> _CHALLENGE_
Reproduce word for word the lines from the beginning of the entries to the line with "const values = [sacDisjoint, maDdpg, ddpg, sac];", both included, but none of the pictures.

> _SUPPLIED MATERIAL_
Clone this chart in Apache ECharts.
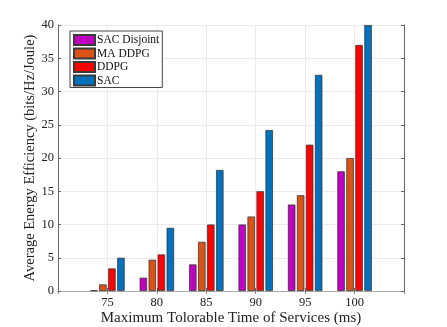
<!DOCTYPE html>
<html><head><meta charset="utf-8">
<script src="https://cdn.jsdelivr.net/npm/echarts@6/dist/echarts.min.js"></script>
<style>html,body{margin:0;padding:0;background:#fff}#c{width:447px;height:327px}</style>
</head><body><div id="c"></div>
<script>
const categories = ['70','75','80','85','90','95','100','105'];
const tickLabels = ['', '75','80','85','90','95','100', ''];
const seriesNames = ['SAC Disjoint','MA DDPG','DDPG','SAC'];
const sacDisjoint = ['-', 0.1, 2.0, 4.0, 10.0, 13.0, 18.0, '-'];
const maDdpg      = ['-', 1.0, 4.7, 7.4, 11.2, 14.4, 20.0, '-'];
const ddpg        = ['-', 3.4, 5.5, 10.0, 15.0, 22.0, 37.0, '-'];
const sac         = ['-', 5.0, 9.5, 18.2, 24.2, 32.5, 40.0, '-'];
const colors = ['#BF00BF','#D95319','#FF0000','#0072BD'];
const values = [sacDisjoint, maDdpg, ddpg, sac];

const font = 'Liberation Serif';
const chart = echarts.init(document.getElementById('c'), null, {renderer:'canvas'});
chart.setOption({
  animation:false,
  color: colors,
  grid:{left:58, right:43, top:25, bottom:36, containLabel:false, outerBoundsMode:'none'},
  legend:{
    orient:'vertical', left:70, top:31,
    icon:'rect',
    itemWidth:21, itemHeight:10, itemGap:1.5,
    padding:[3,3,1,3],
    borderColor:'#444', borderWidth:1, backgroundColor:'#fff',
    textStyle:{fontFamily:font, fontSize:11.5, lineHeight:10, color:'#111', padding:[0,0,0,-3]},
    data: seriesNames
  },
  xAxis:[{
    type:'category', data:categories, boundaryGap:false,
    name:'Maximum Tolorable Time of Services (ms)', nameLocation:'middle', nameGap:20,
    nameMoveOverlap:false,
    nameTextStyle:{fontFamily:font, fontSize:15, color:'#222'},
    axisLine:{lineStyle:{color:'#666'}},
    axisTick:{inside:true, length:3, lineStyle:{color:'#666'}},
    axisLabel:{fontFamily:font, fontSize:12.5, color:'#222', margin:5, interval:0,
      formatter:(v,i)=>tickLabels[i]},
    splitLine:{show:true, lineStyle:{color:'#ebebeb'}}
  },{
    type:'category', data:categories, boundaryGap:false, position:'top',
    axisLine:{lineStyle:{color:'#aaa'}},
    axisTick:{inside:true, length:3, lineStyle:{color:'#888'}},
    axisLabel:{show:false}, splitLine:{show:false}
  }],
  yAxis:[{
    type:'value', min:0, max:40, interval:5,
    name:'Average Energy Efficiency (bits/Hz/Joule)', nameLocation:'middle', nameGap:20,
    nameMoveOverlap:false,
    nameTextStyle:{fontFamily:font, fontSize:14.5, color:'#222'},
    axisLine:{show:true, lineStyle:{color:'#666'}},
    axisTick:{show:true, inside:true, length:3, lineStyle:{color:'#666'}},
    axisLabel:{fontFamily:font, fontSize:12.5, color:'#222', margin:4},
    splitLine:{show:true, lineStyle:{color:'#ebebeb'}}
  },{
    type:'value', min:0, max:40, interval:5, position:'right',
    axisLine:{show:true, lineStyle:{color:'#666'}},
    axisTick:{show:true, inside:true, length:3, lineStyle:{color:'#666'}},
    axisLabel:{show:false}, splitLine:{show:false}
  }],
  series: seriesNames.map((n,i)=>({
    name:n, type:'bar', data:values[i], xAxisIndex:0, yAxisIndex:0,
    barWidth:7.5, barGap:'20%',
    itemStyle:{color:colors[i], borderColor:'#3a3a3a', borderWidth:0.8}
  }))
});
</script></body></html>
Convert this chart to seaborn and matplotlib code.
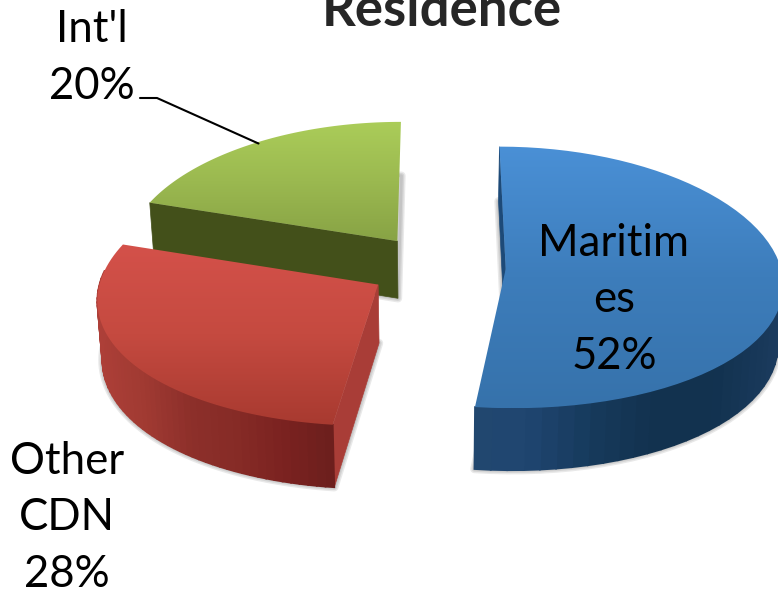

> _EXERCISE ANSWER_
Clone this chart in Apache ECharts.
<!DOCTYPE html>
<html><head><meta charset="utf-8">
<script src="https://cdn.jsdelivr.net/npm/echarts@6/dist/echarts.min.js"></script>
<style>html,body{margin:0;padding:0;background:#fff}#c{width:447px;height:327px}</style>
</head><body><div id="c"></div>
<script>
const categories = ['70','75','80','85','90','95','100','105'];
const tickLabels = ['', '75','80','85','90','95','100', ''];
const seriesNames = ['SAC Disjoint','MA DDPG','DDPG','SAC'];
const sacDisjoint = ['-', 0.1, 2.0, 4.0, 10.0, 13.0, 18.0, '-'];
const maDdpg      = ['-', 1.0, 4.7, 7.4, 11.2, 14.4, 20.0, '-'];
const ddpg        = ['-', 3.4, 5.5, 10.0, 15.0, 22.0, 37.0, '-'];
const sac         = ['-', 5.0, 9.5, 18.2, 24.2, 32.5, 40.0, '-'];
const colors = ['#BF00BF','#D95319','#FF0000','#0072BD'];
const values = [sacDisjoint, maDdpg, ddpg, sac];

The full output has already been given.